Pass torch_tensorrt.Input objects to specify min/opt/max shape ranges:

from torch_tensorrt import Input

engine_bytes = torch_tensorrt.dynamo.convert_exported_program_to_serialized_trt_engine(
    exported,
    arg_inputs=[
        Input(
            min_shape=(1, 3, 224, 224),
            opt_shape=(4, 3, 224, 224),
            max_shape=(8, 3, 224, 224),
            dtype=torch.float32,
        )
    ],
    enabled_precisions={torch.float16},
)

Loading the Engine#

The returned bytes can be loaded back by any TRT-compatible runtime:

import tensorrt as trt

runtime = trt.Runtime(trt.Logger(trt.Logger.WARNING))
engine = runtime.deserialize_cuda_engine(engine_bytes)

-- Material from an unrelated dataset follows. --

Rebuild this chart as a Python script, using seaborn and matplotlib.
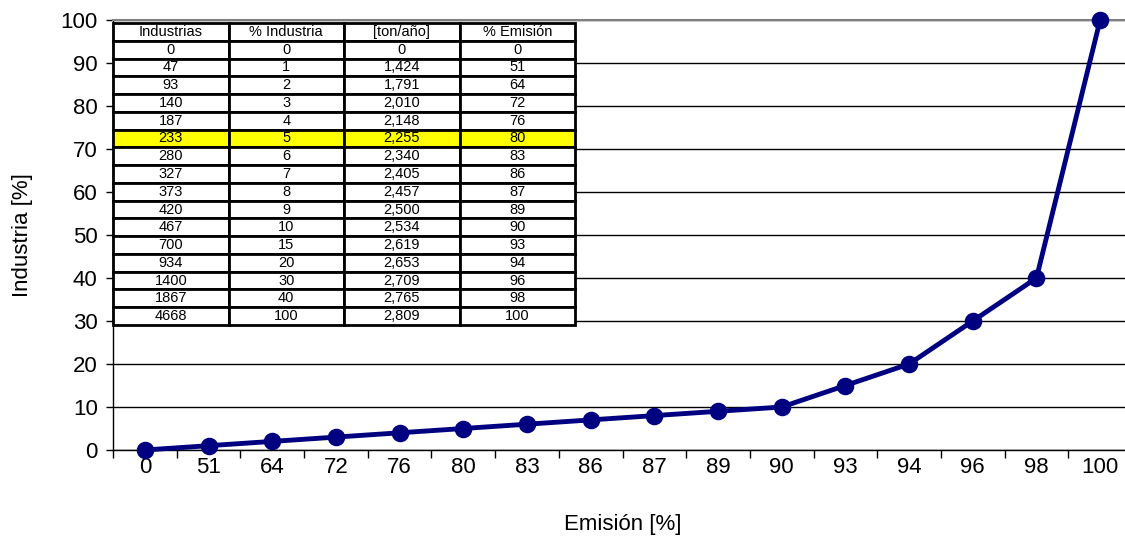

Or via Torch-TensorRT’s own deserializer:

from torch_tensorrt.dynamo._refit import get_engine_from_encoded_engine
import base64

# The bytes can be base64-encoded for storage:
encoded = base64.b64encode(engine_bytes).decode()
engine = get_engine_from_encoded_engine(encoded)

Compared to compile()#

compile()

convert_exported_program_to_serialized_trt_engine()

Output

torch.fx.GraphModule (PyTorch-callable)

bytes (raw TRT engine)

Partial TRT coverage

Yes — unsupported ops fall back to PyTorch

No — full TRT required

Serialization

torch_tensorrt.save().ep file

open(..., "wb").write(bytes).engine file

PyTorch at runtime

Required

Not required

Multiple inputs/outputs

Full support

Full support

Graph partitioning

Yes

No (single engine)


Key Parameters#

All CompilationSettings parameters are accepted. The most relevant for this API:

inputs / arg_inputs

Input shape specifications. Accepts torch.Tensor (static shape inferred), torch_tensorrt.Input (explicit static or dynamic ranges), or a mix.

enabled_precisions

Set of torch.dtype values TRT may use. Add torch.float16 or torch.bfloat16 for reduced-precision inference.

immutable_weights

Default True. Set to False to produce a refittable engine whose weights can be updated without recompilation.

optimization_level

Integer 0–5 controlling compile time vs. runtime performance trade-off.

hardware_compatible

True to build an engine deployable on different Ampere+ GPU SKUs.

version_compatible

True to build an engine forward-compatible with newer TRT releases.

Returns bytes — the serialized TRT engine. Save or pass directly to IRuntime::deserializeCudaEngine.